このように私のものを他人の便宜に供する中で、事物が商品になり得る地位に降りていくことが準備される。

(他人とのコミュニケーションの中で、私の中の考えが商品程度になるかもしれない、そんな状態に準備される。)

この始源的な所有権放棄が、のちの貨幣を介した一般化の条件となる。

概念化は、最初の一般化であり、客観性を条件づけるものである。

客観性は、譲渡不可能な所有物の廃止と合致する。

(客観性=譲渡できない所有物などないことと)

このことは、他者の公現を前提としている。

一般化にまつわる問題の全ては、こうして客観性の問題として立てられる。

一般的で抽象的な観念にまつわる問題は、客観性を構成済みのものとして前提できない。

(客観性が構成されていない状態で、観念の問題を語ることになる。)

一般的な対象は、感性的対象ではなく、ただ一般性と理念性への志向のうちで思考されたものにすぎない。

(普通は、感性的な対象として物を見ない。)

というのも、一般的で抽象的な観念をめぐる唯名論の批判は、それでも克服されていないからだ。

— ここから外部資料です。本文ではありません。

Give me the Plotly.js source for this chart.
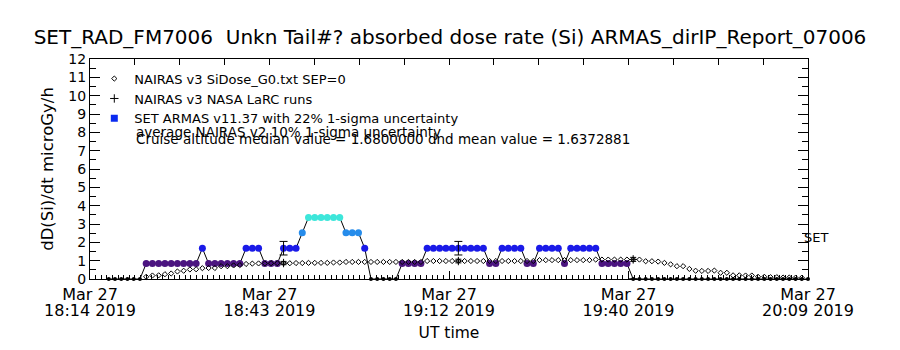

知覚から概念への移行は、知覚された対象の客観性の構成に属している。

(知覚概念、この移行が、知覚された客観性を一部構成している。)

知覚を身に纏った理念性への志向を通じて、同のうちで自己同定する主体である孤独な存在が諸理念の超越的世界の方に進んでいくのは、間違い。

対象の一般性は、エゴイスト的で孤独な享受を超えて他人に向かう主体の寛大さと相関している。

(他人のいる世界に干渉する寛大さが、対象の一般性と関係している。)

それ以後、主体は、享受という排他的な所有のうちに、この世界の財の共同性を生じさせるのである。

(主体は他人のいる世界を受け取ることによって、この世界のあらゆる財産の共同性を生じさせる。)


他人を認識すること=

・所有された事物の世界を通って他人に到達すること

・贈与によって共同性と普遍性を創設すること

言語が普遍的なのは、言語が個別的なものから一般的なものへの移行そのものだから。

言語が私の事物を他人に差し出す。

話すこと=

・世界を共通のものにすること

・共通の場所(常套句)を作り出すこと

言語は、概念の一般性に従うのではなく、共同所有の土台を築く。

言語は、享受の譲渡不可能な所有物を廃止する。

言語における世界は、もはや分離(全てが私に与えられている我が家)における世界ではない。

(言語は個々のものではない。共通の世界のものである。)

この世界は、私が与えるもの(伝達可能なもの、思考されたもの、普遍的なもの)である。


それゆえ言説とは、事物からも他者たちからも離れているような二つの存在の悲愴な衝突ではない。

言説は愛でもない。

他人の超越は、他人の卓越であり、高さであり、主人たる姿であると同時に、他人の悲惨、離郷、異邦人としての権利をその具体的な意味のうちに包含している。

異邦人の、寡婦の、孤児の眼差しであり、私は与えることでしか、あるいは拒むことでしか、この眼差しを認識することができない。

私は与えるのも拒むのも自由だが、必然的に事物を介することになる。

事物は場所の根拠ではないし、大地の上での(そして、天空のもとで、人間たちと同じように、神々を待ちながらの)私たちの現存を構成する全関係の精髄ではない。

同と他の関わり、私による他の迎え入れこそが究極の事実であって、そこで事物は人が建てるものとしてではなく、人が与えるものとして出現するのである。